**OBJECTIVE:**
A faithful transcription of all the data is required.

**INFORMATION PROVIDED:**
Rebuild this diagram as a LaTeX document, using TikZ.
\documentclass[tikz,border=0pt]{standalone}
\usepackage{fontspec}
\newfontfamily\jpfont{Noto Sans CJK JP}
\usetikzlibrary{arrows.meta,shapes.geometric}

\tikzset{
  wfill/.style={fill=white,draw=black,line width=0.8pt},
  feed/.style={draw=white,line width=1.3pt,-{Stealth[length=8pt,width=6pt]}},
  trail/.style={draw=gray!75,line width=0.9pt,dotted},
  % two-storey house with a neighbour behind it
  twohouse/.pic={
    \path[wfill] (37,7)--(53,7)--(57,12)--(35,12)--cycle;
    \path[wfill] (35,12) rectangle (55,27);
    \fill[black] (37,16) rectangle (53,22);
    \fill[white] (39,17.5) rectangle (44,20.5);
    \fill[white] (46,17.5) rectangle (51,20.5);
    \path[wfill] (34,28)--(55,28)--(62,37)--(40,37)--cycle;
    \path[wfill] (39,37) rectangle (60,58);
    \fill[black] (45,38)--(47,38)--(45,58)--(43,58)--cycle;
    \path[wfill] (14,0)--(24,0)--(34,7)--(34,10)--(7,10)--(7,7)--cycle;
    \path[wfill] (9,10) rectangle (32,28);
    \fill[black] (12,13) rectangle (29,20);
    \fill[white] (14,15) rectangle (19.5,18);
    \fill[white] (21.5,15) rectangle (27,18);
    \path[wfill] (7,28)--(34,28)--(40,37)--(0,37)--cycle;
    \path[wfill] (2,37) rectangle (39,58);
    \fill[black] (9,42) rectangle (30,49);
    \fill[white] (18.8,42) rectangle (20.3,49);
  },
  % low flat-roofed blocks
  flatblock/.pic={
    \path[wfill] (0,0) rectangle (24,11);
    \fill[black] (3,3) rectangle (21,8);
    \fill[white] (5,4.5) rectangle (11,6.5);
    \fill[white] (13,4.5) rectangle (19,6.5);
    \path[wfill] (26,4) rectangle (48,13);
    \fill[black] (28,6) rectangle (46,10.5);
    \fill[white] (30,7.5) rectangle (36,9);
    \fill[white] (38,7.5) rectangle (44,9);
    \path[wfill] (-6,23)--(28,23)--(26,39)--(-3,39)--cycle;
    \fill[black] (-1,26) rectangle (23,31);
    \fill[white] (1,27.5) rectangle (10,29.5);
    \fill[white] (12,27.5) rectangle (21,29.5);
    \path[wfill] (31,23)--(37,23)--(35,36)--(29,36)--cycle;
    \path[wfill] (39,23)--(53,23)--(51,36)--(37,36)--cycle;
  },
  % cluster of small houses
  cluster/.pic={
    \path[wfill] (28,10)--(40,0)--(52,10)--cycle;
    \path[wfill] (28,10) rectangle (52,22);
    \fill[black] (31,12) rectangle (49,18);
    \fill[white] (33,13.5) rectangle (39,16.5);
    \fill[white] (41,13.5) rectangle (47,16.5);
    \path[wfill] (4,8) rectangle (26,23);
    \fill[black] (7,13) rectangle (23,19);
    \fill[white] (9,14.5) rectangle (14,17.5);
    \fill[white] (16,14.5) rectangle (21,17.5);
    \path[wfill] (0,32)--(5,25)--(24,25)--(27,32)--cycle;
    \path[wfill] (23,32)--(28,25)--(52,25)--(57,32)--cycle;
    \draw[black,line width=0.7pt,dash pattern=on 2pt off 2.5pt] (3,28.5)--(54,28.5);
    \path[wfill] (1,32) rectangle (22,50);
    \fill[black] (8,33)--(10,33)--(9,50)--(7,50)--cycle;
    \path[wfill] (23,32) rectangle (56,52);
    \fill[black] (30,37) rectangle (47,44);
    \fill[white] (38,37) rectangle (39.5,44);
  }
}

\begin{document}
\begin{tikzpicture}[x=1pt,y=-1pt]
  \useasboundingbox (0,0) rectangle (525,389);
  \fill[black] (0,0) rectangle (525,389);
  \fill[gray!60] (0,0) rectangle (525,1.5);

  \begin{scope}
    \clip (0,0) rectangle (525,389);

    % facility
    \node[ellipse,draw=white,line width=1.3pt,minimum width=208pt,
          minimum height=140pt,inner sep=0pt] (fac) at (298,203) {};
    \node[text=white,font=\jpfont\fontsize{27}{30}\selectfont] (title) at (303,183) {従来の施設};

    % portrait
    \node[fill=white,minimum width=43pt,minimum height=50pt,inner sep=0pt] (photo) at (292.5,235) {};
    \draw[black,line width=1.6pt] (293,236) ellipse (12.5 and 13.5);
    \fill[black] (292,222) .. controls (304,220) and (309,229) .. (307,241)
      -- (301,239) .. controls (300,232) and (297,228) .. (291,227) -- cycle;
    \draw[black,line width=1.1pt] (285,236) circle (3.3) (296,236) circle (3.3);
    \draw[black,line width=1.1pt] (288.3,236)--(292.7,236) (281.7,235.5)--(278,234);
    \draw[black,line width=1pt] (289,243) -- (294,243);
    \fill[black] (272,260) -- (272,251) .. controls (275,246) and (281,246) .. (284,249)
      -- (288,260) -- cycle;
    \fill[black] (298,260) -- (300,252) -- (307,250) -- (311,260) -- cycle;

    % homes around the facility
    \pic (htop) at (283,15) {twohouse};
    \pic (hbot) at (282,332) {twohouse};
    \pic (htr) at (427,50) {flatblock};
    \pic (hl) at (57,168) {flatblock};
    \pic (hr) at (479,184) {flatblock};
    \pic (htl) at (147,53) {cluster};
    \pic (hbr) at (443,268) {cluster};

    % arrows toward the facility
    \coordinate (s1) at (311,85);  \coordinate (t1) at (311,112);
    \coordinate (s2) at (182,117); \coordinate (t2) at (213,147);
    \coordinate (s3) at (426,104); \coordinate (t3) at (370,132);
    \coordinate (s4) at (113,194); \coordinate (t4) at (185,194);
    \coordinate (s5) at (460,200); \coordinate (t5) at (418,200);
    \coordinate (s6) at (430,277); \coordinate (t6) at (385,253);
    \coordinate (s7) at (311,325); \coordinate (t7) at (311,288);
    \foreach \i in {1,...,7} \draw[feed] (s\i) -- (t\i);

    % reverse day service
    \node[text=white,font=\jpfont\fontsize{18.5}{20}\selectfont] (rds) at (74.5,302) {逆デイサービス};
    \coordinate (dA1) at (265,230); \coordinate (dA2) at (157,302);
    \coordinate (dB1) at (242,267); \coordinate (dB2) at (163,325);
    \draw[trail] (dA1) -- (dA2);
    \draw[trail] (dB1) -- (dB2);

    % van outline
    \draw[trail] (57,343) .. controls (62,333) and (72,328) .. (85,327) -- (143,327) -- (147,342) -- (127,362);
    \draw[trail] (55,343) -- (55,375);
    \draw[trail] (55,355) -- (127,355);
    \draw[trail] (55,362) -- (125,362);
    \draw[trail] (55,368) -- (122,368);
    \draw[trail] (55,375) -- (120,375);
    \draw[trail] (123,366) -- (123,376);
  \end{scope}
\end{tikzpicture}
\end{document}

**COMPLETED EXERCISE:**
Rebuild this diagram as a LaTeX document, using TikZ.
\documentclass[tikz,border=0pt]{standalone}
\usepackage{fontspec}
\newfontfamily\jpfont{Noto Sans CJK JP}
\usetikzlibrary{arrows.meta,shapes.geometric}

\tikzset{
  wfill/.style={fill=white,draw=black,line width=0.8pt},
  feed/.style={draw=white,line width=1.3pt,-{Stealth[length=8pt,width=6pt]}},
  trail/.style={draw=gray!75,line width=0.9pt,dotted},
  % two-storey house with a neighbour behind it
  twohouse/.pic={
    \path[wfill] (37,7)--(53,7)--(57,12)--(35,12)--cycle;
    \path[wfill] (35,12) rectangle (55,27);
    \fill[black] (37,16) rectangle (53,22);
    \fill[white] (39,17.5) rectangle (44,20.5);
    \fill[white] (46,17.5) rectangle (51,20.5);
    \path[wfill] (34,28)--(55,28)--(62,37)--(40,37)--cycle;
    \path[wfill] (39,37) rectangle (60,58);
    \fill[black] (45,38)--(47,38)--(45,58)--(43,58)--cycle;
    \path[wfill] (14,0)--(24,0)--(34,7)--(34,10)--(7,10)--(7,7)--cycle;
    \path[wfill] (9,10) rectangle (32,28);
    \fill[black] (12,13) rectangle (29,20);
    \fill[white] (14,15) rectangle (19.5,18);
    \fill[white] (21.5,15) rectangle (27,18);
    \path[wfill] (7,28)--(34,28)--(40,37)--(0,37)--cycle;
    \path[wfill] (2,37) rectangle (39,58);
    \fill[black] (9,42) rectangle (30,49);
    \fill[white] (18.8,42) rectangle (20.3,49);
  },
  % low flat-roofed blocks
  flatblock/.pic={
    \path[wfill] (0,0) rectangle (24,11);
    \fill[black] (3,3) rectangle (21,8);
    \fill[white] (5,4.5) rectangle (11,6.5);
    \fill[white] (13,4.5) rectangle (19,6.5);
    \path[wfill] (26,4) rectangle (48,13);
    \fill[black] (28,6) rectangle (46,10.5);
    \fill[white] (30,7.5) rectangle (36,9);
    \fill[white] (38,7.5) rectangle (44,9);
    \path[wfill] (-6,23)--(28,23)--(26,39)--(-3,39)--cycle;
    \fill[black] (-1,26) rectangle (23,31);
    \fill[white] (1,27.5) rectangle (10,29.5);
    \fill[white] (12,27.5) rectangle (21,29.5);
    \path[wfill] (31,23)--(37,23)--(35,36)--(29,36)--cycle;
    \path[wfill] (39,23)--(53,23)--(51,36)--(37,36)--cycle;
  },
  % cluster of small houses
  cluster/.pic={
    \path[wfill] (28,10)--(40,0)--(52,10)--cycle;
    \path[wfill] (28,10) rectangle (52,22);
    \fill[black] (31,12) rectangle (49,18);
    \fill[white] (33,13.5) rectangle (39,16.5);
    \fill[white] (41,13.5) rectangle (47,16.5);
    \path[wfill] (4,8) rectangle (26,23);
    \fill[black] (7,13) rectangle (23,19);
    \fill[white] (9,14.5) rectangle (14,17.5);
    \fill[white] (16,14.5) rectangle (21,17.5);
    \path[wfill] (0,32)--(5,25)--(24,25)--(27,32)--cycle;
    \path[wfill] (23,32)--(28,25)--(52,25)--(57,32)--cycle;
    \draw[black,line width=0.7pt,dash pattern=on 2pt off 2.5pt] (3,28.5)--(54,28.5);
    \path[wfill] (1,32) rectangle (22,50);
    \fill[black] (8,33)--(10,33)--(9,50)--(7,50)--cycle;
    \path[wfill] (23,32) rectangle (56,52);
    \fill[black] (30,37) rectangle (47,44);
    \fill[white] (38,37) rectangle (39.5,44);
  }
}

\begin{document}
\begin{tikzpicture}[x=1pt,y=-1pt]
  \useasboundingbox (0,0) rectangle (525,389);
  \fill[black] (0,0) rectangle (525,389);
  \fill[gray!60] (0,0) rectangle (525,1.5);

  \begin{scope}
    \clip (0,0) rectangle (525,389);

    % facility
    \node[ellipse,draw=white,line width=1.3pt,minimum width=208pt,
          minimum height=140pt,inner sep=0pt] (fac) at (298,203) {};
    \node[text=white,font=\jpfont\fontsize{27}{30}\selectfont] (title) at (303,183) {従来の施設};

    % portrait
    \node[fill=white,minimum width=43pt,minimum height=50pt,inner sep=0pt] (photo) at (292.5,235) {};
    \draw[black,line width=1.6pt] (293,236) ellipse (12.5 and 13.5);
    \fill[black] (292,222) .. controls (304,220) and (309,229) .. (307,241)
      -- (301,239) .. controls (300,232) and (297,228) .. (291,227) -- cycle;
    \draw[black,line width=1.1pt] (285,236) circle (3.3) (296,236) circle (3.3);
    \draw[black,line width=1.1pt] (288.3,236)--(292.7,236) (281.7,235.5)--(278,234);
    \draw[black,line width=1pt] (289,243) -- (294,243);
    \fill[black] (272,260) -- (272,251) .. controls (275,246) and (281,246) .. (284,249)
      -- (288,260) -- cycle;
    \fill[black] (298,260) -- (300,252) -- (307,250) -- (311,260) -- cycle;

    % homes around the facility
    \pic (htop) at (283,15) {twohouse};
    \pic (hbot) at (282,332) {twohouse};
    \pic (htr) at (427,50) {flatblock};
    \pic (hl) at (57,168) {flatblock};
    \pic (hr) at (479,184) {flatblock};
    \pic (htl) at (147,53) {cluster};
    \pic (hbr) at (443,268) {cluster};

    % arrows toward the facility
    \coordinate (s1) at (311,85);  \coordinate (t1) at (311,112);
    \coordinate (s2) at (182,117); \coordinate (t2) at (213,147);
    \coordinate (s3) at (426,104); \coordinate (t3) at (370,132);
    \coordinate (s4) at (113,194); \coordinate (t4) at (185,194);
    \coordinate (s5) at (460,200); \coordinate (t5) at (418,200);
    \coordinate (s6) at (430,277); \coordinate (t6) at (385,253);
    \coordinate (s7) at (311,325); \coordinate (t7) at (311,288);
    \foreach \i in {1,...,7} \draw[feed] (s\i) -- (t\i);

    % reverse day service
    \node[text=white,font=\jpfont\fontsize{18.5}{20}\selectfont] (rds) at (74.5,302) {逆デイサービス};
    \coordinate (dA1) at (265,230); \coordinate (dA2) at (157,302);
    \coordinate (dB1) at (242,267); \coordinate (dB2) at (163,325);
    \draw[trail] (dA1) -- (dA2);
    \draw[trail] (dB1) -- (dB2);

    % van outline
    \draw[trail] (57,343) .. controls (62,333) and (72,328) .. (85,327) -- (143,327) -- (147,342) -- (127,362);
    \draw[trail] (55,343) -- (55,375);
    \draw[trail] (55,355) -- (127,355);
    \draw[trail] (55,362) -- (125,362);
    \draw[trail] (55,368) -- (122,368);
    \draw[trail] (55,375) -- (120,375);
    \draw[trail] (123,366) -- (123,376);
  \end{scope}
\end{tikzpicture}
\end{document}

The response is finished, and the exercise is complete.